The trustee’s function at a creditors meeting is to ensure the accuracy of any information provided by you in your bankruptcy filings. Because the trustee is authorized to make sales of your nonexempt assets in order to satisfy your debts, the majority of the questions the trustee will ask will usually involve what assets you possess.
Creditors Are Also Permitted to Examine You
Once you’ve filed for Chapter 7 bankruptcy, each of your creditors will be given notice of the meeting and invited to attend. If any of the creditors do attend the meeting, that creditor has the right to examine you while you are under oath. Since time is usually limited however, creditors are prevented from questioning you for lengthy periods of time. Usually, a creditor will be allowed to inquire about the location and nature of any assets you have.
The Trustee Will Conclude the Meeting If No Further Information Is Necessary
Once the trustee has asked all the questions he or she has for you, the meeting will be concluded as long as no other information or proof (such as documentation) is needed. When the hearing is concluded, you will not need to attend another hearing in front of the trustee, and you will be given your discharge as long as all the requirements have been met.

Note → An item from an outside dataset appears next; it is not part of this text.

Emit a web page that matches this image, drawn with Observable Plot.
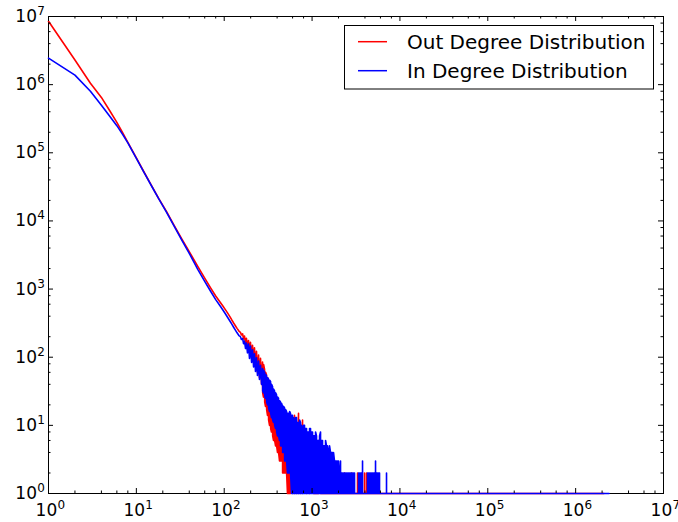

If further information is required however, the trustee will typically schedule another meeting for a later date, in order to allow you to obtain the information you need. If you deliver that information to the trustee promptly, the trustee might actually cancel the second meeting, and you will therefore not need to attend. If the trustee does have further questions for you though, you will need to attend the second meeting when it is scheduled, and be examined again by the trustee and any creditors who may choose to attend.